Since President Obama took office, corporate earnings and profits have soared. The major stock market indexes have grown at a remarkable pace. After a decade in which private sector employment struggled badly, American businesses have added over 5 million jobs in the last two years.
One might think, against a backdrop like this one, Wall Street would not only be delighted, but would also be reluctant to change course. But that's not the case at all -- the financial industry has come to hate President Obama with the heat of a thousand suns. This includes Goldman Sachs, which supported Obama in the past, but which has now invested heavily in Mitt Romney and Romney's super PAC.
I can appreciate why financial giants like Goldman Sachs would be somewhat cross -- Obama did create new safeguards and layers of accountability for Wall Street -- but the whining is a bit much.

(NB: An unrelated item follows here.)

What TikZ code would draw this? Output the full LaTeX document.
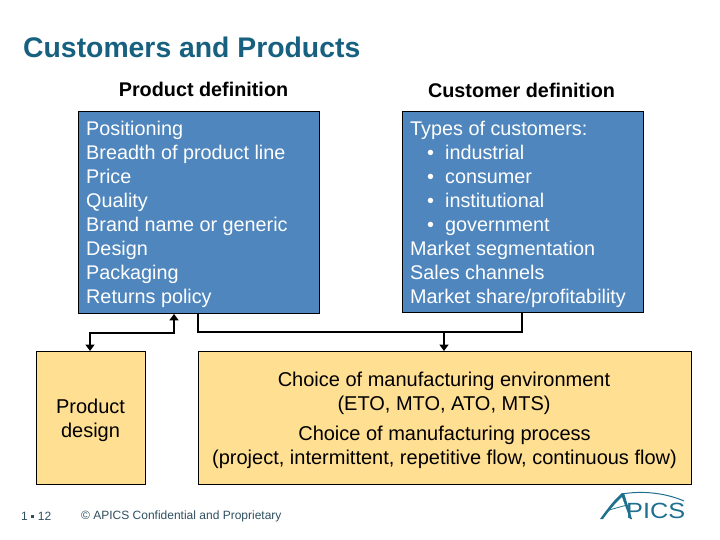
\documentclass[tikz,border=0pt]{standalone}
\usepackage{fontspec}
\setmainfont{Liberation Sans}
\usetikzlibrary{arrows.meta,calc}
\definecolor{bluefill}{HTML}{4F86BD}
\definecolor{yellowfill}{HTML}{FFDF92}
\definecolor{titleblue}{HTML}{17607F}
\definecolor{logoblue}{HTML}{1F6F8F}
\definecolor{foot}{HTML}{2F4F5F}
\tikzset{
  bluebox/.style={draw=black,line width=0.9pt,fill=bluefill,inner sep=0pt,anchor=north west},
  yellowbox/.style={draw=black,line width=0.9pt,fill=yellowfill,inner sep=0pt,anchor=north west},
  bluetext/.style={text=white,anchor=north west,align=left,inner sep=0pt,font=\fontsize{19.8}{24}\selectfont},
  headtext/.style={text=black,inner sep=0pt,font=\bfseries\fontsize{19.8}{24}\selectfont},
  bodytext/.style={text=black,inner sep=0pt,align=center,font=\fontsize{20}{24}\selectfont},
  conn/.style={draw=black,line width=2.2pt},
  connarrow/.style={conn,-{Triangle[length=6.5pt,width=9pt]}},
  connboth/.style={conn,{Triangle[length=6.5pt,width=9pt]}-{Triangle[length=6.5pt,width=9pt]}},
}
\begin{document}
\begin{tikzpicture}[x=1pt,y=-1pt]
\useasboundingbox (0,0) rectangle (720,540);
\node[text=titleblue,anchor=west,inner sep=0pt,font=\bfseries\fontsize{28.35}{30}\selectfont] (title) at (23,47) {Customers and Products};
\node[headtext] (h1) at (203.5,89) {Product definition};
\node[headtext] (h2) at (521.5,90) {Customer definition};

\node[bluebox,minimum width=240.5pt,minimum height=202pt] (b1) at (78,111) {};
\node[bluebox,minimum width=240.5pt,minimum height=201pt] (b2) at (402,111) {};
\node[bluetext] (t1) at (86,120.5) {Positioning\\Breadth of product line\\Price\\Quality\\Brand name or generic\\Design\\Packaging\\Returns policy};
\node[bluetext] (t2) at (410,120.5) {Types of customers:\\
\hspace*{17pt}•\hspace{11pt}industrial\\
\hspace*{17pt}•\hspace{11pt}consumer\\
\hspace*{17pt}•\hspace{11pt}institutional\\
\hspace*{17pt}•\hspace{11pt}government\\
Market segmentation\\Sales channels\\Market share/profitability};

\node[yellowbox,minimum width=108.5pt,minimum height=133pt] (y1) at (36,351) {};
\node[bodytext] (yt1) at (90.5,420) {Product\\design};
\node[yellowbox,minimum width=492.5pt,minimum height=133pt] (y2) at (198,351) {};
\node[bodytext] (yt2) at (444,393) {Choice of manufacturing environment\\(ETO, MTO, ATO, MTS)};
\node[bodytext] (yt3) at (444.5,447) {Choice of manufacturing process\\(project, intermittent, repetitive flow, continuous flow)};

\draw[connboth] ($(b1.south west)+(96,0)$) -- ++(0,19) -| ($(y1.north west)+(54,0)$);
\draw[conn] ($(b1.south west)+(120,0)$) |- ($(y2.north west)+(246,-19)$);
\draw[connarrow] ($(b2.south west)+(120,0)$) -- ++(0,19) -| ($(y2.north west)+(246,0)$);

\node[text=foot,anchor=west,inner sep=0pt,font=\fontsize{12}{14}\selectfont] (pg) at (21,516) {1\hspace{3.5pt}\raisebox{2pt}{\rule{3pt}{3pt}}\hspace{3.5pt}12};
\node[text=foot,anchor=west,inner sep=0pt,font=\fontsize{12}{14}\selectfont] (cp) at (81,516) {© APICS Confidential and Proprietary};

% logo
\node[text=logoblue,anchor=west,inner sep=0pt,font=\fontsize{22}{24}\selectfont,xscale=1.15] (logo) at (626,510.5) {PICS};
\fill[logoblue] (600,519) .. controls (608,508) and (614,500) .. (622,493) -- (624,493) -- (632,519) -- (630,519) -- (622,497) .. controls (615,503) and (609,511) .. (603,519) -- cycle;
\draw[logoblue,line width=0.8pt] (609,510) -- (627,505);
\draw[logoblue,line width=1pt] (622,494) .. controls (645,490) and (668,494) .. (684,501);
\end{tikzpicture}
\end{document}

The last straw for many came two weeks later. At the annual White House Correspondents Dinner, the president drew laughs at their expense. "All of the jokes here tonight are brought to you by our friends at Goldman Sachs," Mr. Obama said, referring to the SEC allegations. "So you don't have to worry -- they make money whether you laugh or not."
Really? A joke at a dinner was "the last straw"? I realize Wall Street can be thin-skinned, but it's disconcerting to think it's become this ridiculous.
To be sure, it wasn't just the Correspondents Dinner. Goldman Sachs apparently expected the White House to seek its input on Wall Street reform.
Regardless, Alec MacGillis notes the larger political dynamic: "Wall Street's thin skin is absurd and infuriating, but for Democrats there has been a silver lining to it for most of this campaign: the lines of support have been clarified."
Quite right. The right desperately wanted to muddy the waters, suggesting it was ambiguous which party and candidate really enjoyed the financial industry's political backing. There's no ambiguity anymore -- Wall Street thinks Obama was insufficiently deferential, so they're all in for the Republican who's vowed to roll back all those pesky regulations to the way they were before the 2008 crash.